(begin)

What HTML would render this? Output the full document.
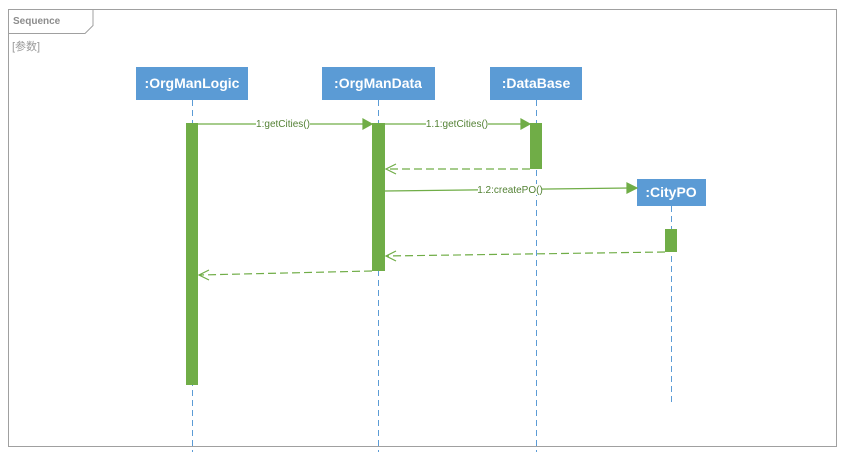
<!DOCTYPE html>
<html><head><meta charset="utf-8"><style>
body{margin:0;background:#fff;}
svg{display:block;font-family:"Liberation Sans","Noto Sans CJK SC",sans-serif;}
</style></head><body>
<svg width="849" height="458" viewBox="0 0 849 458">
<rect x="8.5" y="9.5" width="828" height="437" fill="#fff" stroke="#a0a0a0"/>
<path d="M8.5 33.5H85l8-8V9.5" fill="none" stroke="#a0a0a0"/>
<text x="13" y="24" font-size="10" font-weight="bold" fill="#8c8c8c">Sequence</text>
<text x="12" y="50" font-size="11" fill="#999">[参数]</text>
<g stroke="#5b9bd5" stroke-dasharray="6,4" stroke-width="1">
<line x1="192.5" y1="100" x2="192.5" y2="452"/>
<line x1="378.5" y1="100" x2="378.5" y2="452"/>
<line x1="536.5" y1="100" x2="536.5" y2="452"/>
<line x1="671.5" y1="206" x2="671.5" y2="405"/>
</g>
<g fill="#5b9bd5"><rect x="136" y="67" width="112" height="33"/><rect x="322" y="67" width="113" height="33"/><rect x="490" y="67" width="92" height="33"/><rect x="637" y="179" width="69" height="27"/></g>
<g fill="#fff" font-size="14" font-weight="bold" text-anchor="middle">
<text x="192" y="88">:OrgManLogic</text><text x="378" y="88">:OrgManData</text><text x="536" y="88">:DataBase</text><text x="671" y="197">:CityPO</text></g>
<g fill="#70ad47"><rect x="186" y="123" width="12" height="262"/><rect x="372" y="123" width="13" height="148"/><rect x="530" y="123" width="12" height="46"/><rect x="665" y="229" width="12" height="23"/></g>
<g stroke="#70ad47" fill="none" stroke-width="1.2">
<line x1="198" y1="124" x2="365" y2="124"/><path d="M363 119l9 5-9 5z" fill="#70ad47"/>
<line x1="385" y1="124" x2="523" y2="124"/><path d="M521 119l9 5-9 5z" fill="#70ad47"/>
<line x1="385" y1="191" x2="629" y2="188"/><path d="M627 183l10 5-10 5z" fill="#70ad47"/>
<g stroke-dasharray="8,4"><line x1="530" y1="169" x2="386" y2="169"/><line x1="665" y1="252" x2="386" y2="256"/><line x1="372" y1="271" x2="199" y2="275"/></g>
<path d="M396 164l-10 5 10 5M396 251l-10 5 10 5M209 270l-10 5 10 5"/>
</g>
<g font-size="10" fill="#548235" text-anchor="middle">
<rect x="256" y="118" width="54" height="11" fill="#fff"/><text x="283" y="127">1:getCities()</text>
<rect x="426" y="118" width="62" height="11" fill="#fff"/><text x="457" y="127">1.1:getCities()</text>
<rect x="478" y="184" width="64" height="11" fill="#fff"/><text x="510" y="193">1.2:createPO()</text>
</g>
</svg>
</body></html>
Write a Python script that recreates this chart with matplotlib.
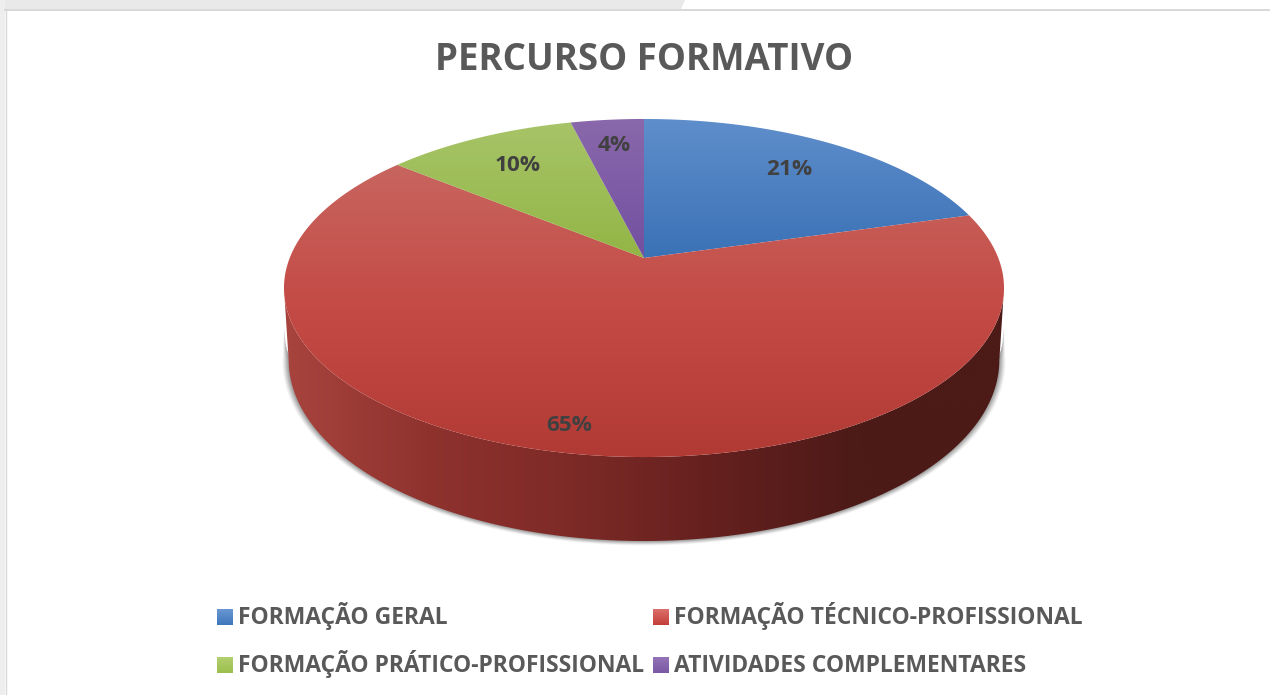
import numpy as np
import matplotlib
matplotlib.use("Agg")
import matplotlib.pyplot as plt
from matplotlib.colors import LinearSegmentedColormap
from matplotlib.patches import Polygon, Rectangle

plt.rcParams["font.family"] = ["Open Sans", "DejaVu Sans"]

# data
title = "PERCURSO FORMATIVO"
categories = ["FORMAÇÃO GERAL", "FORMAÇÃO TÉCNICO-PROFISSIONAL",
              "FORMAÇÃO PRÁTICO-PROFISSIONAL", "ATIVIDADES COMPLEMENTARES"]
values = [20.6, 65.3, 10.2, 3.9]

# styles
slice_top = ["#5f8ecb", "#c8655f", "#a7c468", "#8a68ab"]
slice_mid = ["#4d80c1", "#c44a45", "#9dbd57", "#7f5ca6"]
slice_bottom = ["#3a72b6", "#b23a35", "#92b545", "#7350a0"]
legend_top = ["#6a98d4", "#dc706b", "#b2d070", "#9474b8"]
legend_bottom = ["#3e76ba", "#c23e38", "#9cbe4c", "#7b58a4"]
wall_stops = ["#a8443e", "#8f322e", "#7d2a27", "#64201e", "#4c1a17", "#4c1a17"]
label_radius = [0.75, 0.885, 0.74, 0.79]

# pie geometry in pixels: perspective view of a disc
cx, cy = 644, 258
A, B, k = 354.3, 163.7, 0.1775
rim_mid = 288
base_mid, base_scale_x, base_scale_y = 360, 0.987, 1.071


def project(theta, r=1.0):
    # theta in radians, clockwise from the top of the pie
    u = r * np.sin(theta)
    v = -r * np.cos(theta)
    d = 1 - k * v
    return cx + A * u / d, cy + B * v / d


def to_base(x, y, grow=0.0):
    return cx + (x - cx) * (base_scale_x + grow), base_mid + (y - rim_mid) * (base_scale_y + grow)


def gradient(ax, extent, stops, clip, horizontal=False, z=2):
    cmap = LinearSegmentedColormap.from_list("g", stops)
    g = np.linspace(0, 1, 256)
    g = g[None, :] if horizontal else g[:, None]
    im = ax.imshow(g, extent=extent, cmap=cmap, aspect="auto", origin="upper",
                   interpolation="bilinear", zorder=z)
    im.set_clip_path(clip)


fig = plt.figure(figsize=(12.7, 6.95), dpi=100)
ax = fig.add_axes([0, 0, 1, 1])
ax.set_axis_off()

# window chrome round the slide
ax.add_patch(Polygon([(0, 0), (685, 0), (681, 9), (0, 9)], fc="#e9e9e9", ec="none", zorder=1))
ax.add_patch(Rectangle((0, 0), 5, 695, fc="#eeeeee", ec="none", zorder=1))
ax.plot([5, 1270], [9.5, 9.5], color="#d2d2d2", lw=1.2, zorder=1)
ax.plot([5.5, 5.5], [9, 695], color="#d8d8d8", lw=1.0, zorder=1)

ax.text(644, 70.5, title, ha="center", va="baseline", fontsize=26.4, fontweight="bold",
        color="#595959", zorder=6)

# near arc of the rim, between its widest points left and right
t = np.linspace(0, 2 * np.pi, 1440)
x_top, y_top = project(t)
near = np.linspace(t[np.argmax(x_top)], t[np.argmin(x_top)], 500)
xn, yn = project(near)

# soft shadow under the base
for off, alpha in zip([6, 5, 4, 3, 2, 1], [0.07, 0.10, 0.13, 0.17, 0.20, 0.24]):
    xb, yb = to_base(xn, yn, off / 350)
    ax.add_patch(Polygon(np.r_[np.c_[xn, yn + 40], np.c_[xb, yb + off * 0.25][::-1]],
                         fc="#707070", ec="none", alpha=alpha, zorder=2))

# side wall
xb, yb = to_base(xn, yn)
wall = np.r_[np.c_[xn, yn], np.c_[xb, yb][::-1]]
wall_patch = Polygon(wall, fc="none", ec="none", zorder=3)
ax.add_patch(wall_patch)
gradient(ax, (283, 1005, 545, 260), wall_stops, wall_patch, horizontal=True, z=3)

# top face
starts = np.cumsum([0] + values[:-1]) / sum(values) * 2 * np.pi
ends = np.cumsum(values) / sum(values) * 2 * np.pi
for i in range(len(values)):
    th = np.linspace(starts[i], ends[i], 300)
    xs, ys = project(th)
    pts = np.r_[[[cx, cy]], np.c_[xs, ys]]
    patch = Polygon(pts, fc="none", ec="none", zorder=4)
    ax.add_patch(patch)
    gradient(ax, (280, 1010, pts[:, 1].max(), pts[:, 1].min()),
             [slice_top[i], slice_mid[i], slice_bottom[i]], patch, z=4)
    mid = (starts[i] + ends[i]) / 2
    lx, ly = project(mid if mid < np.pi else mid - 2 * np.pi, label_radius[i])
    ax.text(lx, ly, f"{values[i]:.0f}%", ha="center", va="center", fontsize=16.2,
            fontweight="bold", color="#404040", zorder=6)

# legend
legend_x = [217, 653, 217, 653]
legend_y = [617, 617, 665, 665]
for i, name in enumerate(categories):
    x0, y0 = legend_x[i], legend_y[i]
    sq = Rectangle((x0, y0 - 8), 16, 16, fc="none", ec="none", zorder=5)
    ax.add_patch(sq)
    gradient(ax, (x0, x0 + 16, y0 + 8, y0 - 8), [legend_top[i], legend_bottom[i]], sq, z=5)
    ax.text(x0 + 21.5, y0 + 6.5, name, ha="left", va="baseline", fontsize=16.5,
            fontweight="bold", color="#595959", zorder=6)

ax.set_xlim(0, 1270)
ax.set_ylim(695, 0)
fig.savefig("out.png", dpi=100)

(end)

EXERCISE TASK
Pictures should be left out. Retype only the run of lines from the line containing "Write a Python" to the line containing "values = [20.6, 65.3, 10.2, 3.9]", inclusive.

TASK ANSWER
Write a Python script that recreates this chart with matplotlib.
import numpy as np
import matplotlib
matplotlib.use("Agg")
import matplotlib.pyplot as plt
from matplotlib.colors import LinearSegmentedColormap
from matplotlib.patches import Polygon, Rectangle

plt.rcParams["font.family"] = ["Open Sans", "DejaVu Sans"]

# data
title = "PERCURSO FORMATIVO"
categories = ["FORMAÇÃO GERAL", "FORMAÇÃO TÉCNICO-PROFISSIONAL",
              "FORMAÇÃO PRÁTICO-PROFISSIONAL", "ATIVIDADES COMPLEMENTARES"]
values = [20.6, 65.3, 10.2, 3.9]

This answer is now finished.